The most interesting thing about the Reverend William Weightman, beloved of all biographers because by tradition he sent the parsonage into a flutter, flirting with the girls, their friends and all the young ladies in the neighbourhood, besides being of a most amiable and kind-hearted disposition, is the fact that during his first few months as curate he was called—behind his back, very naturally—‘Miss Celia Amelia’. Even in her letters to Ellen Nussey, that most eager—though hardly perceptive—of friends, Charlotte alluded to the curate as ‘she’ and ‘her’.

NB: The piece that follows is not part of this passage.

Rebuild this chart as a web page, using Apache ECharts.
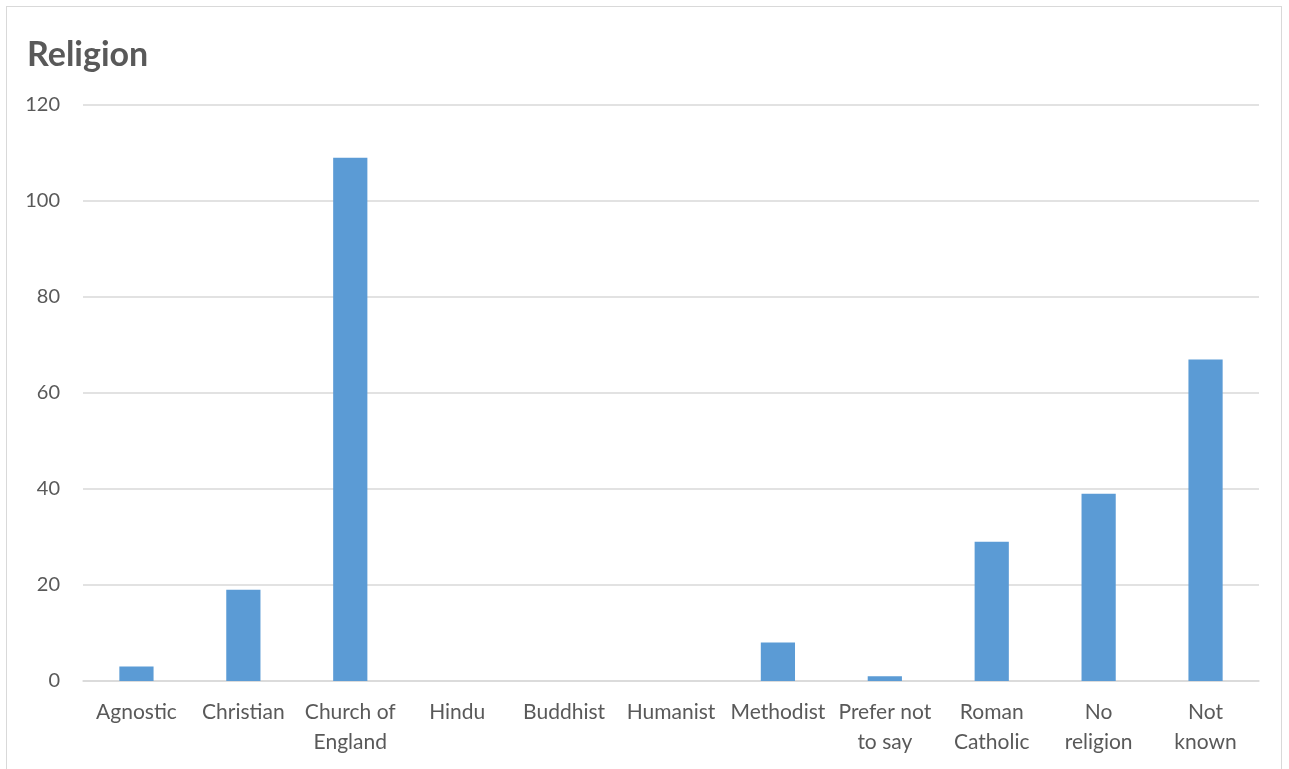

Branwell returned from Broughton-in-Furness to find this delightful newcomer persona grata in his father’s home, exchanging valentines and drawings with his sisters, and sitting for his portrait to Charlotte dressed in his ’varsity gown, taking care to point out the exquisite silk material from which it was made. Who can wonder that the ex-tutor, straight from the proximity of the surgeon’s daughter, should write:

When you, Amelia, feel like me

The dullness of satiety,

You will not smile as now you smile,

With lips that even me beguile…

At last somebody had turned up in Haworth who would make the dining-room at the parsonage a counter-attraction to the ‘snug’ at the Black Bull. Unfortunately, the prospective curate William Weightman flitted to Ripon at mid-summer to prepare for his ordination, and from there to Appleby and Crackenthorp, and was away at least six weeks. Once more Branwell found himself at a loose end. The Book of Odes was finished, but nobody cared to publish it. The paintings remained unsold in the studio back-bedroom. Tutoring had proved an error, teaching was not his forte. His exchequer was low, though, and he must somehow earn his living. What better way than to enter the service of the Leeds and Manchester railway? Work on it was progressing fast: soon the link-up would be completed, and the eastward-bound train from Manchester would come thundering past Todmorden through the Calder valley. There was more life down the line than there was at home, and before long Sowerby Bridge would be a busy junction, with trains running east and west. There would be work in plenty for ambitious, enterprising young men of character who believed in progress and the dawn of a new mechanical age.

Whether Branwell himself found a situation; whether strings were somehow pulled by a Mr Fletcher, whose portrait he had painted, and who had influence with the waterways in the Calder valley; or whether his friend William Dearden, who lived at Brockwell, Sowerby Bridge, was able to put in a word for him, a post on the Leeds and Manchester railway was in fact found. At the end of September, 1840, Branwell became a booking-clerk at Sowerby Bridge station.